The m-file code above can be copied directly from the page, pasted into an editor and saved. We have put it on the left edge of the page to minimize possible problems with indentations, etc.
When you save the m-file be sure that you have the path to the m-file included in the path settings. Use File-Set Path to add the path if necessary.

Points to note:

Matlab indices start at 1, but we start with a coefficient, a_o. The first coefficient is a_o and it will be stored in the first element of the array (SigFFT in the example m-file), i.e, SigFFT(1). Every other element in the array is also off by 1. For example, SigFFT(12) will contain the 11^th harmonic.
The calculation will be done in terms of the harmonics of the fundamental frequency of the data set. If you have a square wave that shows two periods in the data set, the first harmonic of the square wave will be the second harmonic of the fundamental frequency of the data set, and - given the first point just above - will appear in the third element of the FFT array.

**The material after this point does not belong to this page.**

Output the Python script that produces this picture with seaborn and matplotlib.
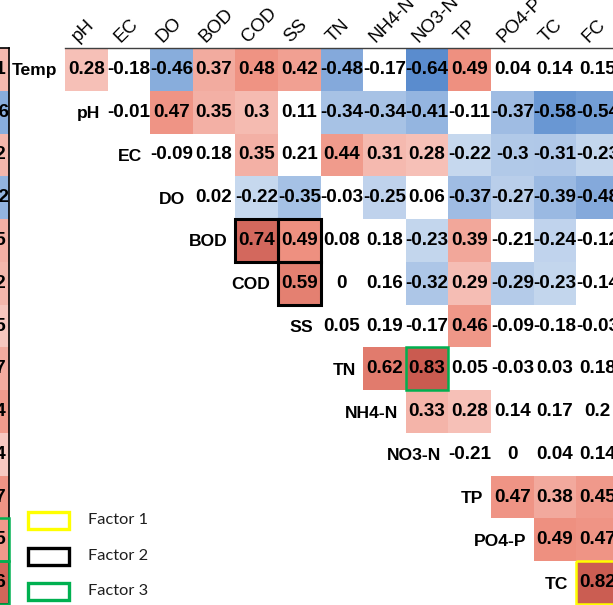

When you do the calculation, you will often have data that has many periods in one data set. Those frequencies - in the periodice signal - will be at exact multiples of the fundamental frequency of the data set (a sharp line in the computed FFT) or near a multiple (a spread-out line). You shouldn't expect the fundamental of a periodice signal to be the fundamental frequency of the data set unless you have exactly one period of your periodic signal in the data set.
Example: You have a data set that is 2 milliseconds long. The fundamental frequency of the data set is 0.5 kHz (= 500 Hz). If you have a one kHz signal embedded in that data, it will be at the second harmonic of the 500 Hz. (In Matlab, that will be at the index = 3.)
The second biggest problem with doing the FFT in Matlab is getting the index straight.

The calculation does not include the 2/N term. You have to compensate for that. In a five volt square wave with 4000 data points, the first harmonic of the square wave will calculate out at a magnitude of 12,813. The actual first harmonic (i.e., the fundamental) of a square wave of amplitude A is 4A/p, and that would calculate out to about 6.4. To get from 12,813 to 6.4 you need to multiply 12,813 by 2/4000 (that's 2/N).

The biggest problem with doing the FFT in Matlab is getting the correlation between the results that are returned and the actual numbers you want.